Per i Crimson Tide, l’intera regular season in SEC conference è stato come un allenamento, come una preparazione a domani notte: 14 vittorie consecutive in stagione, e arrivare alla finale perdendola, viene considerata come uno smacco personale da Mobile a Birmingham. Ma come sono arrivati fin qui? Il percorso lo abbiamo capito, entriamo meglio nei dettagli: Louisville (51-14), Arkansas St (57-7), Ole Miss (62-7), Texas A&M (45-23), University of Louisiana Lafayette (56-14), Arkansas (65-31), Missouri (39-10), Tennessee (58-21), LSU (29-0), Mississippi St. (24-0), Citadel (50-17), Auburn (52-21), SEC Championship contro Georgia (35-28), Orange Bowl contro Oklahoma (45-34).

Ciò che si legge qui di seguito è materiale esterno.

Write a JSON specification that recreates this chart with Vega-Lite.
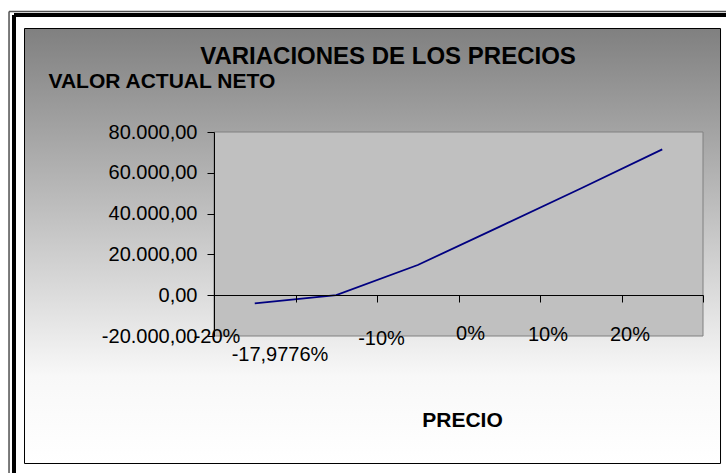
{
  "$schema": "https://vega.github.io/schema/vega-lite/v6.json",
  "width": 489,
  "height": 204,
  "autosize": {"type": "none"},
  "padding": {"left": 214, "top": 132, "right": 23, "bottom": 137},
  "background": "white",
  "config": {
    "view": {"stroke": null},
    "font": "Liberation Sans",
    "locale": {"number": {"decimal": ",", "thousands": ".", "grouping": [3], "currency": ["", ""], "minus": "-"}}
  },
  "title": {
    "text": "VARIACIONES DE LOS PRECIOS",
    "fontSize": 24,
    "fontWeight": "bold",
    "font": "Liberation Sans",
    "color": "black",
    "anchor": "middle",
    "frame": "group",
    "dx": -70.5,
    "offset": -77,
    "baseline": "alphabetic"
  },
  "layer": [
    {
      "data": {"values": [{}]},
      "mark": {
        "type": "rect",
        "clip": false,
        "stroke": "black",
        "strokeWidth": 1,
        "fill": {
          "gradient": "linear",
          "x1": 0, "y1": 0, "x2": 0, "y2": 1,
          "stops": [
            {"offset": 0, "color": "#808080"},
            {"offset": 0.8, "color": "#f8f8f8"},
            {"offset": 1, "color": "#ffffff"}
          ]
        }
      },
      "encoding": {
        "x": {"datum": -1.825, "type": "quantitative", "scale": {"domain": [0.5, 6.5], "nice": false, "zero": false}},
        "x2": {"datum": 6.715},
        "y": {"datum": 130735, "type": "quantitative", "scale": {"domain": [-20000, 80000], "nice": false, "zero": false}},
        "y2": {"datum": -82500}
      }
    },
    {
      "data": {"values": [{}]},
      "mark": {"type": "rect", "clip": false, "fill": "#c0c0c0", "stroke": "#808080", "strokeWidth": 1},
      "encoding": {
        "x": {"datum": 0.5, "type": "quantitative", "scale": {"domain": [0.5, 6.5], "nice": false, "zero": false}},
        "x2": {"datum": 6.5},
        "y": {"datum": -20000, "type": "quantitative", "scale": {"domain": [-20000, 80000], "nice": false, "zero": false}},
        "y2": {"datum": 80000}
      }
    },
    {
      "data": {"values": [{}]},
      "layer": [
        {
          "mark": {"type": "rule", "clip": false, "color": "black", "strokeWidth": 4},
          "encoding": {
            "x": {"datum": -1.954, "type": "quantitative", "scale": {"domain": [0.5, 6.5], "nice": false, "zero": false}},
            "y": {"datum": 137353, "type": "quantitative", "scale": {"domain": [-20000, 80000], "nice": false, "zero": false}},
            "y2": {"datum": -91000}
          }
        },
        {
          "mark": {"type": "rule", "clip": false, "color": "black", "strokeWidth": 4},
          "encoding": {
            "x": {"datum": -1.954, "type": "quantitative", "scale": {"domain": [0.5, 6.5], "nice": false, "zero": false}},
            "x2": {"datum": 6.9},
            "y": {"datum": 137353, "type": "quantitative", "scale": {"domain": [-20000, 80000], "nice": false, "zero": false}}
          }
        },
        {
          "mark": {"type": "rule", "clip": false, "color": "#505050", "strokeWidth": 1.5},
          "encoding": {
            "x": {"datum": -2.015, "type": "quantitative", "scale": {"domain": [0.5, 6.5], "nice": false, "zero": false}},
            "y": {"datum": 139069, "type": "quantitative", "scale": {"domain": [-20000, 80000], "nice": false, "zero": false}},
            "y2": {"datum": -91000}
          }
        },
        {
          "mark": {"type": "rule", "clip": false, "color": "#505050", "strokeWidth": 1.5},
          "encoding": {
            "x": {"datum": -2.015, "type": "quantitative", "scale": {"domain": [0.5, 6.5], "nice": false, "zero": false}},
            "x2": {"datum": 6.9},
            "y": {"datum": 139069, "type": "quantitative", "scale": {"domain": [-20000, 80000], "nice": false, "zero": false}}
          }
        }
      ]
    },
    {
      "data": {"values": [
        {"precio": "-20%", "van": -3970},
        {"precio": "-17,9776%", "van": 0},
        {"precio": "-10%", "van": 14800},
        {"precio": "0%", "van": 33500},
        {"precio": "10%", "van": 52300},
        {"precio": "20%", "van": 71500}
      ]},
      "transform": [{"window": [{"op": "row_number", "as": "orden"}]}],
      "mark": {"type": "line", "color": "#000080", "strokeWidth": 1.8, "clip": false},
      "encoding": {
        "x": {
          "field": "orden",
          "type": "quantitative",
          "scale": {"domain": [0.5, 6.5], "nice": false, "zero": false},
          "axis": {
            "orient": "bottom",
            "offset": -41,
            "values": [0.5, 1.5, 2.5, 3.5, 4.5, 5.5, 6.5],
            "labelExpr": "['-20%','-17,9776%','-10%','0%','10%','20%',''][floor(datum.value)]",
            "domainColor": "black",
            "domainWidth": 1,
            "tickColor": "black",
            "tickSize": 7,
            "tickWidth": 1,
            "grid": false,
            "labelFont": "Liberation Sans",
            "labelFontSize": 20,
            "labelColor": "black",
            "labelAlign": "center",
            "labelBaseline": "top",
            "labelOverlap": false,
            "labelFlush": false,
            "labelBound": false,
            "labelOffset": {
              "condition": [
                {"test": "datum.value == 0.5", "value": 2.5},
                {"test": "datum.value == 1.5", "value": -16},
                {"test": "datum.value == 2.5", "value": 4},
                {"test": "datum.value == 3.5", "value": 11.5},
                {"test": "datum.value == 4.5", "value": 7.5},
                {"test": "datum.value == 5.5", "value": 8}
              ],
              "value": 0
            },
            "labelPadding": {
              "condition": [
                {"test": "datum.value == 0.5", "value": 24.5},
                {"test": "datum.value == 1.5", "value": 42.5},
                {"test": "datum.value == 2.5", "value": 26},
                {"test": "datum.value == 3.5", "value": 21}
              ],
              "value": 22.5
            },
            "title": "PRECIO",
            "titleFont": "Liberation Sans",
            "titleFontSize": 21,
            "titleFontWeight": "bold",
            "titleColor": "black",
            "titleX": 248,
            "titleY": 131,
            "titleAlign": "center",
            "titleBaseline": "alphabetic",
            "titleAngle": 0,
            "zindex": 1
          }
        },
        "y": {
          "field": "van",
          "type": "quantitative",
          "scale": {"domain": [-20000, 80000], "nice": false, "zero": false},
          "axis": {
            "orient": "left",
            "values": [-20000, 0, 20000, 40000, 60000, 80000],
            "format": ",.2f",
            "labelFont": "Liberation Sans",
            "labelFontSize": 20,
            "labelColor": "black",
            "labelPadding": 10,
            "labelFlush": false,
            "labelOverlap": false,
            "tickSize": 7,
            "tickColor": "black",
            "tickWidth": 1,
            "domainColor": "black",
            "domainWidth": 1,
            "grid": false,
            "title": "VALOR ACTUAL NETO",
            "titleFont": "Liberation Sans",
            "titleFontSize": 21,
            "titleFontWeight": "bold",
            "titleColor": "black",
            "titleAngle": 0,
            "titleAlign": "left",
            "titleBaseline": "alphabetic",
            "titleX": -166,
            "titleY": -45,
            "zindex": 1
          }
        }
      }
    }
  ]
}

Troppo forti, troppo dominanti. Esagerati nei punteggi, e nel modo di vincere. Ecco perché Alabama dovrebbe, forse, starsene tranquilla a casa, e per qualche anno, non giocarsi nessun titolo. Lasciate a qualche altra università, la possibilità di alzare al cielo qualche trofeo, insomma.

CLEMSON

Si spera che diventi la criptonite annuale di Alabama: infatti, già una volta vinsero, in una finale in cui Jalen Hurts si spense (proprio come un telefonino), e permise il sorpasso di Clemson. Al volante c’era Deshaun Watson, che prese in mano la situazione, e diede a Clemson l’agognassimo titolo. Poi, lui va a Houston, anno da rookie che parte proprio come era finita la sua carriera universitaria, e va a sbattere contro un infortunio. Questo, si spera, sarà l’anno della redenzione, ma non c’è spazio per parlarne. Cambio di pilota: Trevor Lawrence! Molto biondo, molto alto, capello al vento, tipico ragazzo che nei college fa strage, e fra la stampa americana, già si azzardano i paragoni con Payton Manning, Matthew Stafford e altri (ma si… mettiamoci dentro anche un Blake Bortles e anche un Patrick Mahomes, mica siamo noi a farli). È fuor di dubbio la sua solidità: nel Cotton Bowl di Dallas, contro Notre Dame, è entrato nella difesa dei Fighting Irish come un coltello caldo nella marmellata. Però, domani notte, non incontrerà Duke, o Louisville, o magari altre squadrette. Incontrerà l’Università dell’Alabama.

Anche per Clemson, si tratta di una stagione perfetta, tutte vittorie, che l’hanno portata fino alla finale. Ma c’è un grossissimo problema: l’anno scorso, Alabama e Georgia si erano incontrate a metà strada (per così dire) ad Atlanta, al nuovissimo stadio dei Falcons. Il ritorno dei Bulldogs ad Athens, oltre che essere stato rapido, deve essere stato anche mesto. I Crimson Tide, invece, ci tornano dopo aver vinto una finale ai tempi supplementari.

Ora si vola fino a San Francisco, e Donald Trump permettendo (famosa fu la sua amnesia dell’inno nazionale, che canto un po’ si e un po’ no), sarà una bella sfida di giovano giocatori che vogliono farsi vedere, e farci vedere, un bel po’ di football collegiale.